Salah satu yang sedang ramai dibincangkan, baik di dunia maya maupun di dunia nyata, adalah masalah revisi Undang-Undang (UU) No. 19 Tahun 2016 tentang Informasi dan Transaksi Elektronik (ITE). Yang menjadi polemik adalah perlu tidaknya UU ITE ini direvisi. Desakan untuk merevisi UU tersebut belum mendapat respon dari pemerintah dan DPR. Setidaknya itu yang saya baca di berita kompas online di sini.
Tentu tidak tanpa alasan ada keinginan sebagian masyarakat yang diwakili para pakar, untuk merivisi UU ITE. Salah satunya adalah adanya pasal-pasal 'karet' atau pasal-pasal yang multitafsir dalam UU tersebut. Misalnya Pasal 27 Ayat 3 tentang pencemaran nama baik dan Pasal 28 Ayat 2 tentang ujaran bermuatan SARA.

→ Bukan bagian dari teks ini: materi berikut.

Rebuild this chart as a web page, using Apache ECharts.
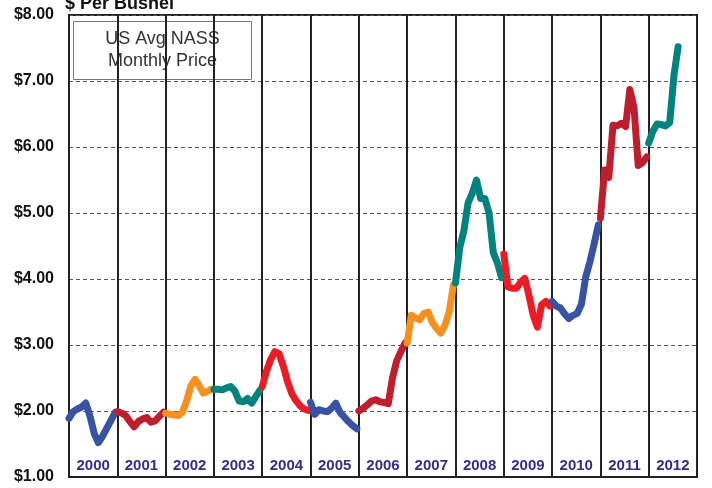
<!DOCTYPE html>
<html>
<head>
<meta charset="utf-8">
<title>US Avg NASS Monthly Price</title>
<script src="https://cdn.jsdelivr.net/npm/echarts@6/dist/echarts.min.js"></script>
<style>
  html, body { margin: 0; padding: 0; background: #fff; }
  #chart { width: 712px; height: 488px; }
</style>
</head>
<body>
<div id="chart"></div>
<script>
// years shown along the bottom, one column each
const years = ['2000', '2001', '2002', '2003', '2004', '2005', '2006',
  '2007', '2008', '2009', '2010', '2011', '2012'];

// monthly price, $ per bushel
const price2000 = [1.89, 1.99, 2.03, 2.06, 2.12, 1.92, 1.66, 1.52, 1.62, 1.74, 1.86, 1.98];
const price2001 = [1.99, 1.97, 1.93, 1.84, 1.76, 1.84, 1.88, 1.90, 1.83, 1.85, 1.92, 1.98];
const price2002 = [1.97, 1.95, 1.94, 1.93, 1.98, 2.15, 2.38, 2.48, 2.38, 2.27, 2.30, 2.33];
const price2003 = [2.33, 2.33, 2.32, 2.35, 2.37, 2.30, 2.15, 2.14, 2.19, 2.12, 2.22, 2.32];
const price2004 = [2.37, 2.60, 2.78, 2.90, 2.87, 2.68, 2.45, 2.27, 2.16, 2.08, 2.03, 2.01];
const price2005 = [2.13, 1.95, 2.02, 2.00, 1.99, 2.04, 2.12, 1.98, 1.91, 1.84, 1.78, 1.73];
const price2006 = [2.00, 2.04, 2.09, 2.15, 2.17, 2.14, 2.13, 2.11, 2.50, 2.76, 2.90, 3.03];
const price2007 = [3.03, 3.45, 3.41, 3.38, 3.48, 3.50, 3.34, 3.25, 3.18, 3.30, 3.50, 3.91];
const price2008 = [3.94, 4.47, 4.73, 5.15, 5.30, 5.50, 5.22, 5.22, 5.00, 4.40, 4.24, 4.02];
const price2009 = [4.38, 3.88, 3.86, 3.86, 3.95, 4.01, 3.75, 3.45, 3.27, 3.61, 3.66, 3.59];
const price2010 = [3.66, 3.59, 3.56, 3.47, 3.40, 3.45, 3.48, 3.62, 4.03, 4.26, 4.53, 4.82];
const price2011 = [4.92, 5.65, 5.54, 6.33, 6.32, 6.36, 6.31, 6.87, 6.60, 5.72, 5.76, 5.85];
const price2012 = [6.06, 6.24, 6.35, 6.34, 6.32, 6.37, 7.08, 7.52];

const yearPrices = [price2000, price2001, price2002, price2003, price2004, price2005, price2006,
  price2007, price2008, price2009, price2010, price2011, price2012];

const blue = '#3953a4';
const darkRed = '#be1e2d';
const orange = '#f7901e';
const teal = '#00827e';
const red = '#ed1c24';
const yearColors = [blue, darkRed, orange, teal, red, blue, darkRed, orange, teal, red, blue, darkRed, teal];

// month position inside a year column (12 months on the value axis per year)
const monthStep = 1.044;

const chart = echarts.init(document.getElementById('chart'));

const series = years.map((year, i) => ({
  name: year,
  type: 'line',
  xAxisIndex: 1,
  showSymbol: false,
  animation: false,
  data: yearPrices[i].map((p, m) => [i * 12 + m * monthStep, p]),
  lineStyle: { color: yearColors[i], width: 7, cap: 'round', join: 'round' },
  itemStyle: { color: yearColors[i] },
  z: 5,
}));

const option = {
  animation: false,
  grid: {
    left: 69,
    right: 15,
    top: 15,
    bottom: 11,
    show: true,
    borderColor: '#222',
    borderWidth: 2,
    backgroundColor: '#fff',
  },
  xAxis: [
    {
      type: 'category',
      data: years,
      boundaryGap: true,
      axisLine: { show: true, lineStyle: { color: '#222', width: 2 } },
      axisTick: { show: false },
      axisLabel: {
        inside: true,
        margin: 4,
        interval: 0,
        color: '#2e3186',
        fontFamily: 'Liberation Sans',
        fontWeight: 'bold',
        fontSize: 15,
      },
      splitLine: { show: true, interval: 0, lineStyle: { color: '#222', width: 2 } },
      z: 3,
    },
    {
      type: 'value',
      min: 0,
      max: 156,
      show: false,
    },
  ],
  yAxis: {
    type: 'value',
    min: 1,
    max: 8,
    interval: 1,
    axisLine: { show: false },
    axisTick: { show: false },
    axisLabel: {
      margin: 15,
      color: '#111',
      fontFamily: 'Liberation Sans',
      fontWeight: 'bold',
      fontSize: 16,
      formatter: (v) => '$' + v.toFixed(2),
    },
    splitLine: { show: true, lineStyle: { color: '#555', width: 1, type: [4, 3] } },
  },
  graphic: [
    {
      type: 'text',
      left: 65,
      top: -5,
      style: {
        text: '$ Per Bushel',
        fill: '#111',
        font: 'bold 18px "Liberation Sans"',
      },
    },
    {
      type: 'group',
      left: 73,
      top: 21,
      z: 10,
      children: [
        {
          type: 'rect',
          shape: { x: 0, y: 0, width: 178, height: 58 },
          style: { fill: '#fff', stroke: '#777', lineWidth: 1 },
        },
        {
          type: 'text',
          x: 89,
          y: 29,
          style: {
            text: 'US Avg NASS\nMonthly Price',
            fill: '#333',
            font: '18px "Liberation Sans"',
            align: 'center',
            verticalAlign: 'middle',
            lineHeight: 22,
          },
        },
      ],
    },
  ],
  series,
};

chart.setOption(option);
</script>
</body>
</html>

Dan bukan tanpa alasan pula kedua pasal tersebut disebut pasal 'karet', karena realitanya sudah banyak korban yang sekarang mendekam di rutan terkena pasal ini. Yang justru bagi sebagian masyarakat, dari sudut pandang mereka, kasus-kasus yang dikenai pasal tersebut, terlalu berlebihan. Karena ke'karet'an pasal tersebut, maka akan ada sudut pandang yang berbeda antara pemerintah dan masyarakat.
Tapi biarlah. Polemik revisi UU ITE itu menjadi bagiannya mereka-mereka yang sudah menjadi tugas dan kewajibannya. Tulisan saya ini hanya ingin meredam jumlah kasus yang terkena pasal-pasal 'karet' dengan cara memperbaiki cara kita bersikap terhadap sebuah informasi.
Dari beberapa kasus yang sudah terjadi, yang dianggap melanggar UU ITE kebanyakan terjadi di dunia maya, lebih tepatnya di media sosial (medsos). Ini bisa terjadi karena ketidaktahuan pelaku bahwa perbuatannya di medsos itu melanggar UU ITE. Makanya, penting untuk mengetahui bagaimana etika ber-medsos, baik saat menulis konten maupun saat menyebarkan (share) sebuah berita.
Bagi seorang Muslim, ada etika dasar yang harus selalu diingat. Saya menyebutnya etika dasar, karena hadis yang membahas ini diajarkan sejak di Taman Kanak-kanak (TK). Yaitu etika berbicara.
Rasulullah SAW bersabda, "Barang siapa yang beriman kepada Allah dan Hari Akhir maka hendaklah ia berkata baik atau hendaklah ia diam." (Muttafaq 'alaih: Al-Bukhari, no. 6018; Muslim, no.47)
Berkata dalam hadis di atas, dalam konteks kekinian, tentu juga maksudnya menulis status di medsos.
Imam An-Nawawi rahimahullah menyebutkan dalam Syarah Arbain, bahwa Imam Syafi'i rahimahullah mengatakan, "Jika seseorang hendak berbicara (menulis status-pen) maka hendaklah dia berpikir terlebih dahulu. Jika dia merasa bahwa ucapan (status-pen) tersebut tidak merugikannya, silakan diucapkan. Jika dia merasa ucapan tersebut ada mudharatnya atau ia ragu, maka ditahan (jangan bicara/menulis)."
Berkata (menulis status) yang baik atau diam. Hanya ada dua opsi, tidak ada opsi lain. Sekarang bagaimana menilai sebuah perkataan atau status itu baik? Ini yang harus menjadi perhatian, kalau kita memang tidak mau diam.
Pertama, baik dilihat dari sisi konten. Perkataan atau status yang ditulis itu mengandung sesuatu yang baik, yang bermanfaat bagi pendengar atau pembaca. Banyak hal baik yang bisa kita ucapkan atau tuliskan, misalnya tips supaya mudah bangun malam untuk salat tahajud, atau tips menulis artikel yang enak dibaca, dan lain-lain berdasarkan pengalaman pribadi maupun menurut referensi yang kit abaca.